Не располагая больше существенными средствами, которые приносила ей продажа платьев, Габриель по-прежнему получала доход, и вовсе не символический, от продажи духов. Кстати сказать, братья Вертхаймер, понимая, что их может ожидать, эмигрировали в Соединенные Штаты, и общество официально перешло в руки одного из их друзей – конструктора самолетов Амьо, который пользовался их особым доверием. Президентом общества стал теперь Робер де Нексон, сводный брат возлюбленного Адриенн Шанель. Но, естественно, этот новый административный совет, состоявший из доверенных лиц, в действительности управлялся из-за океана настоящими владельцами. Следовательно, невзирая на происшедшие перемены и даже несмотря на присутствие в обществе человека, близкого ее родной тетушке, Коко Шанель не могла рассчитывать на пересмотр в свою пользу соглашений от 1924 года. Обладавшей всего лишь десятью процентами акций Габриель оставалось только смириться. Но она готова была взяться за оружие при первой возможности. Ей так не терпелось затеять процесс, что ее верному советнику, мэтру Рене де Шамбрену, приходилось сдерживать ее порывы: он предпочитал мудрый подход к оценке точек зрения. И оказалось, что он был прав.

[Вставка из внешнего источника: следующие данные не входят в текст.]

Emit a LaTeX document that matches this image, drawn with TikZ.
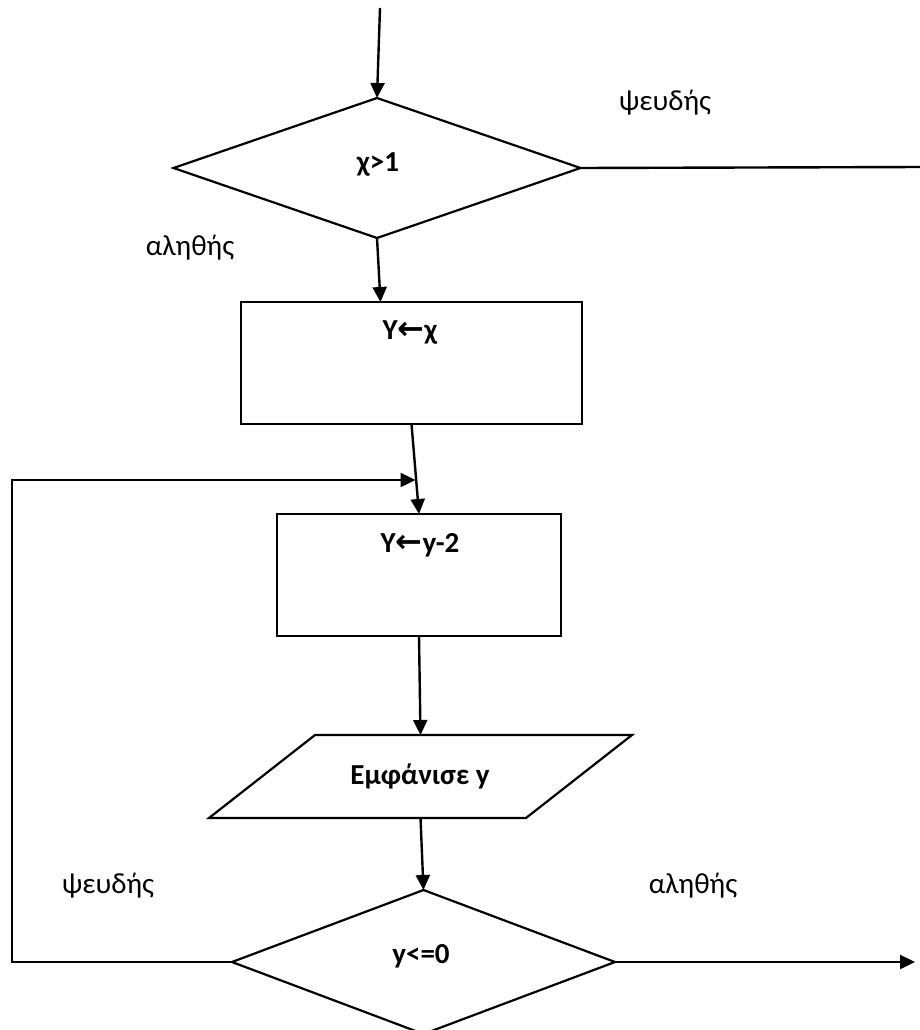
\documentclass[tikz,border=0pt]{standalone}
\usepackage{fontspec}
\setmainfont{Carlito}
\newfontfamily\arrowfont{DejaVu Sans}
\usetikzlibrary{shapes.geometric,arrows.meta}
\tikzset{
  shapeline/.style={draw=black,line width=2.2pt,inner sep=0pt,outer sep=0pt},
  decision/.style={shapeline,diamond},
  procbox/.style={shapeline,rectangle},
  iobox/.style={rectangle,inner sep=0pt,outer sep=0pt},
  ioline/.style={draw=black,line width=2.2pt,line join=miter},
  conn/.style={line width=2.4pt,-{Triangle[length=15pt,width=14pt]}},
  plain/.style={line width=2.4pt},
  lbl/.style={font=\fontsize{29}{34}\selectfont,inner sep=0pt},
  blbl/.style={font=\fontsize{29}{34}\selectfont\bfseries,inner sep=0pt},
}
\newcommand{\larr}{{\arrowfont\bfseries\fontsize{32}{34}\selectfont ←}}
\begin{document}
\begin{tikzpicture}[x=1pt,y=-1pt]
\useasboundingbox (0,0) rectangle (920,1030);
\clip (0,0) rectangle (920,1030);
% shapes
\node[decision,minimum width=407pt,minimum height=140pt] (d1) at (377,168) {};
\node[blbl] (d1t) at (378,164) {χ>1};
\node[procbox,minimum width=341pt,minimum height=122pt] (r1) at (411.5,363) {};
\node[blbl] (r1t) at (410,333) {Y\larr χ};
\node[procbox,minimum width=284pt,minimum height=122pt] (r2) at (419,575) {};
\node[blbl] (r2t) at (420,545) {Y\larr y-2};
\node[iobox,minimum width=317pt,minimum height=83pt] (io) at (420.5,776.5) {};
\draw[ioline] ([xshift=53pt]io.north west) -- ([xshift=53pt]io.north east)
  -- ([xshift=-53pt]io.south east) -- ([xshift=-53pt]io.south west) -- cycle;
\node[blbl] (iot) at (420,776) {Εμφάνισε y};
\node[decision,minimum width=383pt,minimum height=144pt] (d2) at (423.5,962) {};
\node[blbl] (d2t) at (421,956) {y<=0};
% labels
\node[lbl] (f1) at (665,103) {ψευδής};
\node[lbl] (t1) at (190,248) {αληθής};
\node[lbl] (f2) at (108,886) {ψευδής};
\node[lbl] (t2) at (693,886) {αληθής};
% free ends
\coordinate (start) at (380,8);
\coordinate (exit1) at (922,167);
\coordinate (exit2) at (915,962);
\coordinate (lc1) at (12,962);
\coordinate (lc2) at (12,480);
\coordinate (loopend) at (415.5,480);
% connectors
\draw[conn] (start) -- (d1.north);
\draw[plain] (d1.east) -- (exit1);
\draw[conn] (d1.south) -- ([xshift=-31pt]r1.north);
\draw[conn] (r1.south) -- (r2.north);
\draw[conn] (r2.south) -- (io.north);
\draw[conn] (io.south) -- (d2.north);
\draw[conn] (d2.west) -- (lc1) -- (lc2) -- (loopend);
\draw[conn] (d2.east) -- (exit2);
\end{tikzpicture}
\end{document}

Тем временем духи Шанель по-прежнему продавались на рю Камбон благодаря Французскому обществу, но самый большой объем продаж приходился на Соединенные Штаты при посредничестве американского филиала. Братьям Вертхаймер удалось наладить производство духов на месте, закупив в Грасе и его окрестностях весь запас жасминовой субстанции и сумев переправить ее за океан. Кроме того, они вложили в рекламу огромные суммы, не сопоставимые с теми, на которые раскошеливались их конкуренты. И эти усилия были вознаграждены сверх всяких ожиданий…
В тягостный период бездействия, начавшийся в 1939 году, Габриель посвятила отрезок времени напряженной тяжбе с Обществом производителей духов. Но в ней бурлила такая жажда деятельности, что начиная с 1943 года она ввязалась в битву совсем иного масштаба – в битву, которая, если бы была выиграна, возможно, изменила бы ход истории.
Известно, что уже в Первую мировую войну, а именно в 1917 году, между противниками имели место секретные переговоры в попытке поставить предел военному кошмару, который день ото дня становился все кровавее. Во время Второй мировой войны те же причины вызвали идентичные последствия. Трудно было вообразить, что перед лицом расширявшегося ужаса в обеих странах не нашлось бы никого, кто мечтал бы остановить кровавую мясорубку. Не будем вдаваться в подробности всех тайных переговоров, которые велись в ту эпоху, – достаточно вспомнить авантюру Рудольфа Гесса, одного из приближенных Гитлера. В 1941 году Гесс, завладев «Мессершмиттом», бежал из Германии и приземлился в Шотландии. Ему хотелось встретиться с Черчиллем и предложить основы перемирия. [60] Известно, что и заговор против Гитлера 20 июля 1944 года не имел иных целей…
60
Тем не менее он был приговорен Нюрнбергским судом к пожизненному заключению. От виселицы его спасло только тяжелое состояние психики.